-- Material --
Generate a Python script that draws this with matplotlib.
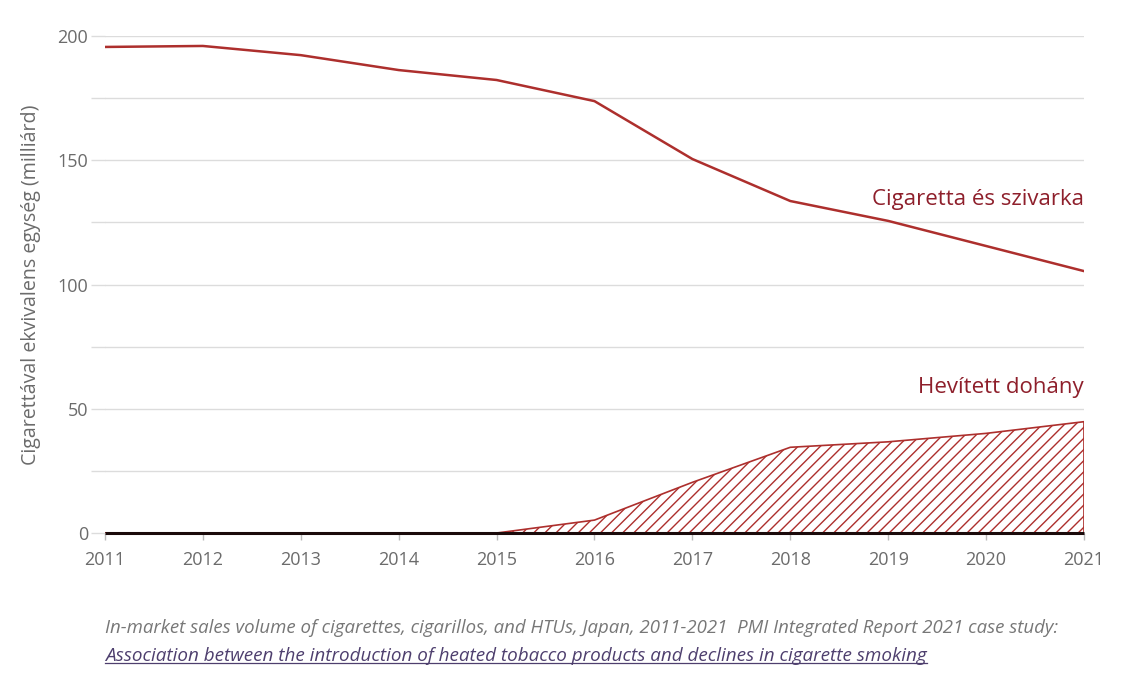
import matplotlib

matplotlib.use("Agg")
import matplotlib.pyplot as plt
import numpy as np

plt.rcParams["font.family"] = ["Open Sans", "DejaVu Sans"]
plt.rcParams["hatch.color"] = "#b03a37"
plt.rcParams["hatch.linewidth"] = 1.0

years = [2011, 2012, 2013, 2014, 2015, 2016, 2017, 2018, 2019, 2020, 2021]
cigarettes = [195.6, 196.0, 192.3, 186.3, 182.3, 173.8, 150.5, 133.6, 125.6, 115.5, 105.4]
heated = [0, 0, 0, 0, 0, 5.2, 20.4, 34.5, 36.7, 40.1, 44.8]
y_ticks = [0, 50, 100, 150, 200]
grid_levels = [0, 25, 50, 75, 100, 125, 150, 175, 200]

LINE_RED = "#ad2f2d"
LABEL_RED = "#8e1f2b"
GRAY = "#6b6b6b"
GRID = "#dcdcdc"

fig = plt.figure(figsize=(11.24, 6.86), dpi=100)
ax = fig.add_axes([0.0934, 0.223, 0.871, 0.7245])

x = np.array(years)
ax.fill_between(x, 0, heated, facecolor="white", edgecolor=LINE_RED,
                hatch="///", linewidth=1.2, zorder=2)
ax.plot(x, cigarettes, color=LINE_RED, linewidth=1.8, zorder=3)
ax.hlines(0, years[0], years[-1], color="#1a0a0a", linewidth=2.2, zorder=5,
          clip_on=False)

ax.set_xlim(years[0], years[-1])
ax.set_ylim(0, 200)
ax.set_xticks(years)
ax.set_yticks(grid_levels)
ax.set_yticklabels([str(v) if v in y_ticks else "" for v in grid_levels])
ax.grid(axis="y", color=GRID, linewidth=1.0, zorder=0)
ax.set_axisbelow(True)
for s in ax.spines.values():
    s.set_visible(False)
ax.tick_params(axis="y", length=10, color=GRID, width=1.0, labelsize=13,
               labelcolor=GRAY, pad=2)
ax.tick_params(axis="x", length=5, color="#bbbbbb", width=1.0, labelsize=13,
               labelcolor=GRAY, pad=8)

ax.set_ylabel("Cigarettával ekvivalens egység (milliárd)", fontsize=14.1,
              color=GRAY, labelpad=12)

ax.text(years[-1], 129.8, "Cigaretta és szivarka", ha="right", va="bottom",
        fontsize=16, color=LABEL_RED)
ax.text(years[-1], 54.5, "Hevített dohány", ha="right", va="bottom",
        fontsize=16, color=LABEL_RED)

fig.text(0.0934, 0.084, "In-market sales volume of cigarettes, cigarillos, and HTUs, Japan, 2011-2021  PMI Integrated Report 2021 case study:",
         fontsize=13.4, style="italic", color="#777777", va="center")
link = fig.text(0.0934, 0.044, "Association between the introduction of heated tobacco products and declines in cigarette smoking",
                fontsize=13.6, style="italic", color="#4e3f6e", va="center")
fig.canvas.draw()
bb = link.get_window_extent()
inv = fig.transFigure.inverted()
(x0, y0), (x1, _) = inv.transform([[bb.x0, bb.y0 + 2], [bb.x1, bb.y0]])
fig.add_artist(plt.Line2D([x0, x1], [y0, y0], transform=fig.transFigure,
                          color="#4e3f6e", linewidth=0.9))

fig.savefig("out.png", dpi=100)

-- What is asked --
Write out the material above again, word for word, minus its pictures.

-- Expected answer --
Generate a Python script that draws this with matplotlib.
import matplotlib

matplotlib.use("Agg")
import matplotlib.pyplot as plt
import numpy as np

plt.rcParams["font.family"] = ["Open Sans", "DejaVu Sans"]
plt.rcParams["hatch.color"] = "#b03a37"
plt.rcParams["hatch.linewidth"] = 1.0

years = [2011, 2012, 2013, 2014, 2015, 2016, 2017, 2018, 2019, 2020, 2021]
cigarettes = [195.6, 196.0, 192.3, 186.3, 182.3, 173.8, 150.5, 133.6, 125.6, 115.5, 105.4]
heated = [0, 0, 0, 0, 0, 5.2, 20.4, 34.5, 36.7, 40.1, 44.8]
y_ticks = [0, 50, 100, 150, 200]
grid_levels = [0, 25, 50, 75, 100, 125, 150, 175, 200]

LINE_RED = "#ad2f2d"
LABEL_RED = "#8e1f2b"
GRAY = "#6b6b6b"
GRID = "#dcdcdc"

fig = plt.figure(figsize=(11.24, 6.86), dpi=100)
ax = fig.add_axes([0.0934, 0.223, 0.871, 0.7245])

x = np.array(years)
ax.fill_between(x, 0, heated, facecolor="white", edgecolor=LINE_RED,
                hatch="///", linewidth=1.2, zorder=2)
ax.plot(x, cigarettes, color=LINE_RED, linewidth=1.8, zorder=3)
ax.hlines(0, years[0], years[-1], color="#1a0a0a", linewidth=2.2, zorder=5,
          clip_on=False)

ax.set_xlim(years[0], years[-1])
ax.set_ylim(0, 200)
ax.set_xticks(years)
ax.set_yticks(grid_levels)
ax.set_yticklabels([str(v) if v in y_ticks else "" for v in grid_levels])
ax.grid(axis="y", color=GRID, linewidth=1.0, zorder=0)
ax.set_axisbelow(True)
for s in ax.spines.values():
    s.set_visible(False)
ax.tick_params(axis="y", length=10, color=GRID, width=1.0, labelsize=13,
               labelcolor=GRAY, pad=2)
ax.tick_params(axis="x", length=5, color="#bbbbbb", width=1.0, labelsize=13,
               labelcolor=GRAY, pad=8)

ax.set_ylabel("Cigarettával ekvivalens egység (milliárd)", fontsize=14.1,
              color=GRAY, labelpad=12)

ax.text(years[-1], 129.8, "Cigaretta és szivarka", ha="right", va="bottom",
        fontsize=16, color=LABEL_RED)
ax.text(years[-1], 54.5, "Hevített dohány", ha="right", va="bottom",
        fontsize=16, color=LABEL_RED)

fig.text(0.0934, 0.084, "In-market sales volume of cigarettes, cigarillos, and HTUs, Japan, 2011-2021  PMI Integrated Report 2021 case study:",
         fontsize=13.4, style="italic", color="#777777", va="center")
link = fig.text(0.0934, 0.044, "Association between the introduction of heated tobacco products and declines in cigarette smoking",
                fontsize=13.6, style="italic", color="#4e3f6e", va="center")
fig.canvas.draw()
bb = link.get_window_extent()
inv = fig.transFigure.inverted()
(x0, y0), (x1, _) = inv.transform([[bb.x0, bb.y0 + 2], [bb.x1, bb.y0]])
fig.add_artist(plt.Line2D([x0, x1], [y0, y0], transform=fig.transFigure,
                          color="#4e3f6e", linewidth=0.9))

fig.savefig("out.png", dpi=100)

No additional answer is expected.